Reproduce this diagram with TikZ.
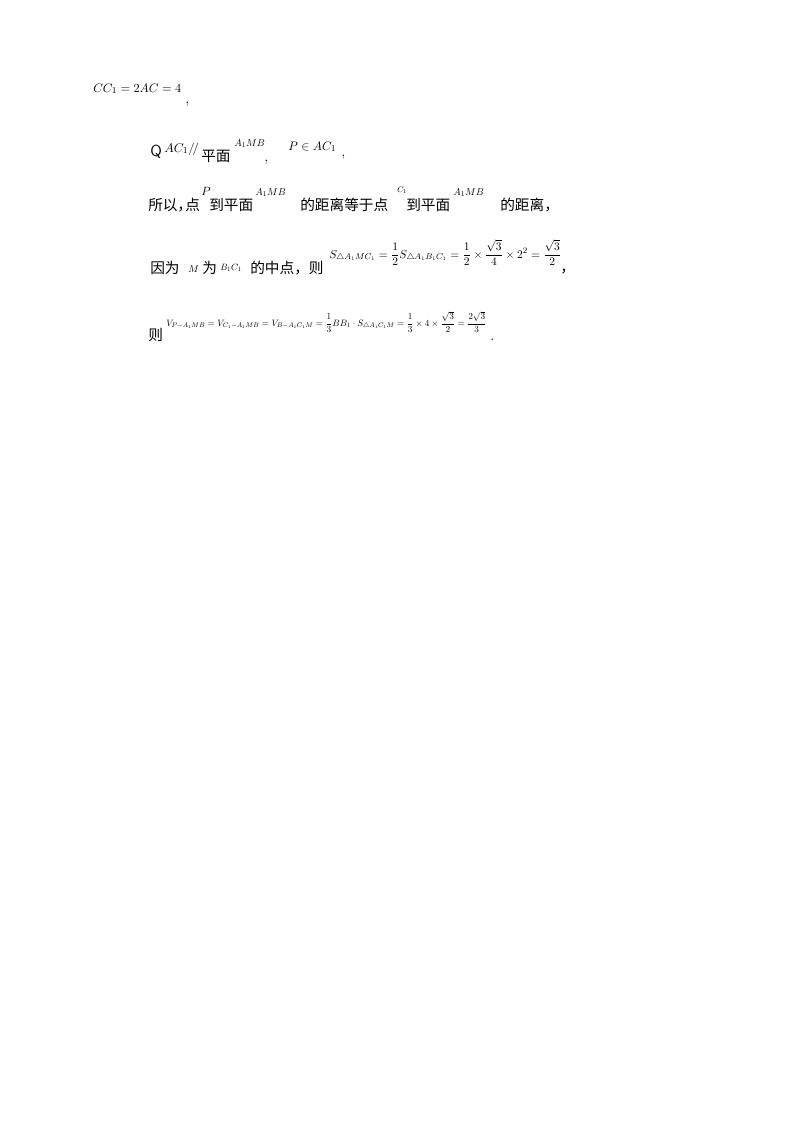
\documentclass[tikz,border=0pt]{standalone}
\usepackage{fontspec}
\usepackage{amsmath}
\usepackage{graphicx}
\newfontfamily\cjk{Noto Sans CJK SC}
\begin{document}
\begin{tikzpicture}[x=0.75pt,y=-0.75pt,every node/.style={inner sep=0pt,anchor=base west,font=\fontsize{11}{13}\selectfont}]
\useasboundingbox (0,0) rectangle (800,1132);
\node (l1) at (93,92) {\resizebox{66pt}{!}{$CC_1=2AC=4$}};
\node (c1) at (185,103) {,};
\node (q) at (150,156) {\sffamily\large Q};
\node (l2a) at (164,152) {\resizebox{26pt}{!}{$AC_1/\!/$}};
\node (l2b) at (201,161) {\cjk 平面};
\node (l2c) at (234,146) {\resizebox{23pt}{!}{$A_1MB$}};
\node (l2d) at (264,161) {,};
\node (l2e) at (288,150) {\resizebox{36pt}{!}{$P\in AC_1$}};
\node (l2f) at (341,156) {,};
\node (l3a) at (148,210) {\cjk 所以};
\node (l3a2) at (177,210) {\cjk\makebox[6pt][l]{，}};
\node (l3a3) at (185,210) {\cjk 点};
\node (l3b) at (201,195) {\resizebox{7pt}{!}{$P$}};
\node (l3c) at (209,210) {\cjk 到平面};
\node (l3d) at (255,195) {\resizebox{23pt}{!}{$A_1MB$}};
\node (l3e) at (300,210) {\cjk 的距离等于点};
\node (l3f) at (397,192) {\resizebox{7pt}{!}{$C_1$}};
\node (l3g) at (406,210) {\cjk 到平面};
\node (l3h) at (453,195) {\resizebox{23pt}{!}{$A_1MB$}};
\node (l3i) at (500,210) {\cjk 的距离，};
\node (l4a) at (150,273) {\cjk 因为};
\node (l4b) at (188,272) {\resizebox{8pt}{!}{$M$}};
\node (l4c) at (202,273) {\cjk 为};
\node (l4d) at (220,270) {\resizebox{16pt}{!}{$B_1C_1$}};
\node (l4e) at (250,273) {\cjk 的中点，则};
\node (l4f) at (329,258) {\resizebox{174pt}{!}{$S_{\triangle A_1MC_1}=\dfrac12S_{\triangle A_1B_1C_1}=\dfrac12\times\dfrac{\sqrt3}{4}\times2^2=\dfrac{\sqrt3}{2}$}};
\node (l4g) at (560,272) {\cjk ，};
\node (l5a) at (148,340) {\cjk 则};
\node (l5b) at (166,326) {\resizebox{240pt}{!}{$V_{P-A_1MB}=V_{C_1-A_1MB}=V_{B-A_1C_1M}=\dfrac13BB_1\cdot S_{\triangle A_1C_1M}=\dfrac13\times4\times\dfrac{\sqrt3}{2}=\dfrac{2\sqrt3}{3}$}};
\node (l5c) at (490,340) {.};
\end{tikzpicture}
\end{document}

^^^^

Task prompt
Retype the data above exactly; pictures are not part of the copy.

Solution to this task
Reproduce this diagram with TikZ.
\documentclass[tikz,border=0pt]{standalone}
\usepackage{fontspec}
\usepackage{amsmath}
\usepackage{graphicx}
\newfontfamily\cjk{Noto Sans CJK SC}
\begin{document}
\begin{tikzpicture}[x=0.75pt,y=-0.75pt,every node/.style={inner sep=0pt,anchor=base west,font=\fontsize{11}{13}\selectfont}]
\useasboundingbox (0,0) rectangle (800,1132);
\node (l1) at (93,92) {\resizebox{66pt}{!}{$CC_1=2AC=4$}};
\node (c1) at (185,103) {,};
\node (q) at (150,156) {\sffamily\large Q};
\node (l2a) at (164,152) {\resizebox{26pt}{!}{$AC_1/\!/$}};
\node (l2b) at (201,161) {\cjk 平面};
\node (l2c) at (234,146) {\resizebox{23pt}{!}{$A_1MB$}};
\node (l2d) at (264,161) {,};
\node (l2e) at (288,150) {\resizebox{36pt}{!}{$P\in AC_1$}};
\node (l2f) at (341,156) {,};
\node (l3a) at (148,210) {\cjk 所以};
\node (l3a2) at (177,210) {\cjk\makebox[6pt][l]{，}};
\node (l3a3) at (185,210) {\cjk 点};
\node (l3b) at (201,195) {\resizebox{7pt}{!}{$P$}};
\node (l3c) at (209,210) {\cjk 到平面};
\node (l3d) at (255,195) {\resizebox{23pt}{!}{$A_1MB$}};
\node (l3e) at (300,210) {\cjk 的距离等于点};
\node (l3f) at (397,192) {\resizebox{7pt}{!}{$C_1$}};
\node (l3g) at (406,210) {\cjk 到平面};
\node (l3h) at (453,195) {\resizebox{23pt}{!}{$A_1MB$}};
\node (l3i) at (500,210) {\cjk 的距离，};
\node (l4a) at (150,273) {\cjk 因为};
\node (l4b) at (188,272) {\resizebox{8pt}{!}{$M$}};
\node (l4c) at (202,273) {\cjk 为};
\node (l4d) at (220,270) {\resizebox{16pt}{!}{$B_1C_1$}};
\node (l4e) at (250,273) {\cjk 的中点，则};
\node (l4f) at (329,258) {\resizebox{174pt}{!}{$S_{\triangle A_1MC_1}=\dfrac12S_{\triangle A_1B_1C_1}=\dfrac12\times\dfrac{\sqrt3}{4}\times2^2=\dfrac{\sqrt3}{2}$}};
\node (l4g) at (560,272) {\cjk ，};
\node (l5a) at (148,340) {\cjk 则};
\node (l5b) at (166,326) {\resizebox{240pt}{!}{$V_{P-A_1MB}=V_{C_1-A_1MB}=V_{B-A_1C_1M}=\dfrac13BB_1\cdot S_{\triangle A_1C_1M}=\dfrac13\times4\times\dfrac{\sqrt3}{2}=\dfrac{2\sqrt3}{3}$}};
\node (l5c) at (490,340) {.};
\end{tikzpicture}
\end{document}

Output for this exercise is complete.